■ GIVEN REQUEST
Only lines with the string "chart" matter here; gather them from the material below.

■ DATA BLOCK
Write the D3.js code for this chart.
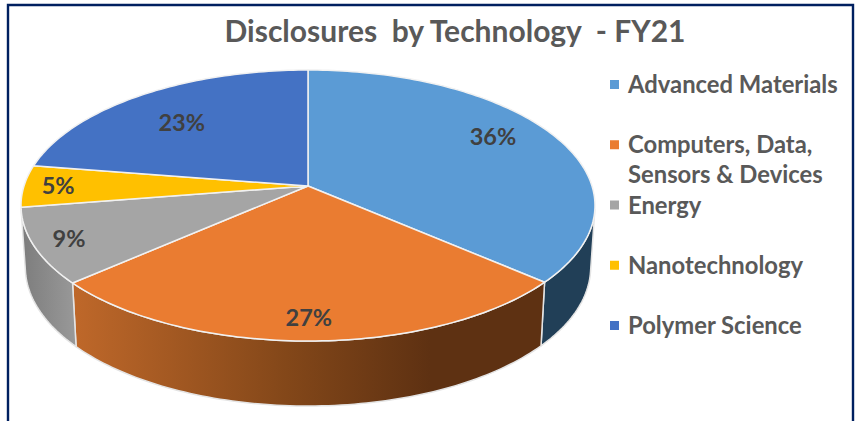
<!DOCTYPE html>
<html>
<head>
<meta charset="utf-8">
<script src="https://cdn.jsdelivr.net/npm/d3@7"></script>
<style>
  html, body { margin: 0; padding: 0; background: #fff; }
  svg { display: block; }
  text { font-family: Lato, "Open Sans", sans-serif; font-weight: 700; }
</style>
</head>
<body>
<div id="chart"></div>
<script>
// Data (labels show these rounded)
var categories = ['Advanced Materials', 'Computers, Data,|Sensors & Devices', 'Energy', 'Nanotechnology', 'Polymer Science']
var shares = [36.4, 27.1, 9, 5, 22.5]
var colors = ['#5b9bd5', '#ea7c31', '#a5a5a5', '#ffc000', '#4472c4']

// where each percent label sits: fraction of the radius, and degrees off the slice middle
var labelRadius = [0.79, 0.866, 0.88, 0.88, 0.7]
var labelTurn = [-5, 0, 0, 0, -2.5]

var width = 858
var height = 421

// pie plane seen in perspective: the hub is above the middle of the ellipse
var cx = 308
var cy = 186
var rx = 284
var ry = 132.7
var tilt = 0.144
var depth = 65

var svg = d3.select('#chart')
  .append('svg')
  .attr('width', width)
  .attr('height', height)

var defs = svg.append('defs')

var orangeWall = defs.append('linearGradient')
  .attr('id', 'orange-wall')
  .attr('gradientUnits', 'userSpaceOnUse')
  .attr('x1', 72).attr('x2', 430)
  .attr('y1', 0).attr('y2', 0)
orangeWall.append('stop').attr('offset', 0).attr('stop-color', '#bf682a')
orangeWall.append('stop').attr('offset', 0.6).attr('stop-color', '#834719')
orangeWall.append('stop').attr('offset', 1).attr('stop-color', '#5e3112')

var grayWall = defs.append('linearGradient')
  .attr('id', 'gray-wall')
  .attr('gradientUnits', 'userSpaceOnUse')
  .attr('x1', 22).attr('x2', 76)
  .attr('y1', 0).attr('y2', 0)
grayWall.append('stop').attr('offset', 0).attr('stop-color', '#7d7d7d')
grayWall.append('stop').attr('offset', 1).attr('stop-color', '#999999')

var wallFills = ['#213f57', 'url(#orange-wall)', 'url(#gray-wall)', 'none', 'none']

var pie = d3.pie().sort(null).value(function(d) { return d })
var slices = pie(shares)

var line = d3.line()

// angle on the pie (clockwise from 12 o'clock) to a point on the page
function project(angle, r) {
  var u = Math.sin(angle) * r
  var v = -Math.cos(angle) * r
  var s = 1 / (1 - tilt * v)
  return [cx + rx * u * s, cy + ry * v * s]
}

// same thing for the lower rim, a little narrower than the top
function projectLow(angle) {
  var p = project(angle, 1)
  return [cx + (p[0] - cx) * 0.985, p[1] + depth - 4 * (1 + Math.cos(angle))]
}

function arcAngles(a0, a1) {
  var n = Math.max(2, Math.ceil((a1 - a0) / 0.02))
  return d3.range(n + 1).map(function(i) {
    return a0 + (a1 - a0) * i / n
  })
}

function labelPoint(d) {
  var mid = (d.startAngle + d.endAngle) / 2 + labelTurn[d.index] * Math.PI / 180
  return project(mid, labelRadius[d.index])
}

// frame
svg.append('path')
  .attr('d', 'M8,' + height + 'V5H853V' + height)
  .attr('fill', 'none')
  .attr('stroke', '#002060')
  .attr('stroke-width', 2.4)

// side walls, only the part facing us
var wallFrom = 100 * Math.PI / 180
var wallTo = 260.5 * Math.PI / 180

svg.append('g')
  .selectAll('path')
  .data(slices.filter(function(d) {
    return d.startAngle < wallTo && d.endAngle > wallFrom
  }))
  .enter()
  .append('path')
  .attr('d', function(d) {
    var angles = arcAngles(Math.max(d.startAngle, wallFrom), Math.min(d.endAngle, wallTo))
    var top = angles.map(function(a) { return project(a, 1) })
    var low = angles.map(projectLow).reverse()
    return line(top.concat(low)) + 'Z'
  })
  .attr('fill', function(d) { return wallFills[d.index] })
  .attr('stroke', '#e4e4e4')
  .attr('stroke-width', 1.5)
  .attr('stroke-linejoin', 'round')

// top face
svg.append('g')
  .selectAll('path')
  .data(slices)
  .enter()
  .append('path')
  .attr('d', function(d) {
    var rim = arcAngles(d.startAngle, d.endAngle).map(function(a) { return project(a, 1) })
    return line([[cx, cy]].concat(rim)) + 'Z'
  })
  .attr('fill', function(d) { return colors[d.index] })
  .attr('stroke', '#f1f1f1')
  .attr('stroke-width', 1.5)
  .attr('stroke-linejoin', 'round')

// percent labels
svg.append('g')
  .selectAll('text')
  .data(slices)
  .enter()
  .append('text')
  .attr('x', function(d) { return labelPoint(d)[0] })
  .attr('y', function(d) { return labelPoint(d)[1] })
  .attr('dy', '0.35em')
  .attr('text-anchor', 'middle')
  .attr('font-size', 23.5)
  .attr('fill', '#404040')
  .text(function(d) { return Math.round(d.data) + '%' })

// title
svg.append('text')
  .attr('x', 455)
  .attr('y', 42)
  .attr('text-anchor', 'middle')
  .attr('font-size', 30)
  .attr('fill', '#595959')
  .style('white-space', 'pre')
  .text('Disclosures  by Technology  - FY21')

// legend
var legendY = d3.scalePoint()
  .domain(categories)
  .range([85, 326])

var legend = svg.append('g')
  .selectAll('g')
  .data(categories)
  .enter()
  .append('g')
  .attr('transform', function(d) { return 'translate(0,' + legendY(d) + ')' })

legend.append('rect')
  .attr('x', 610)
  .attr('y', -5)
  .attr('width', 9)
  .attr('height', 9)
  .attr('fill', function(d, i) { return colors[i] })

legend.append('text')
  .attr('font-size', 23.8)
  .attr('fill', '#595959')
  .selectAll('tspan')
  .data(function(d) { return d.split('|') })
  .enter()
  .append('tspan')
  .attr('x', 628)
  .attr('y', function(d, i) { return 8 + i * 30 })
  .text(function(d) { return d })
</script>
</body>
</html>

■ ANSWER BELOW
Write the D3.js code for this chart.
<div id="chart"></div>
var svg = d3.select('#chart')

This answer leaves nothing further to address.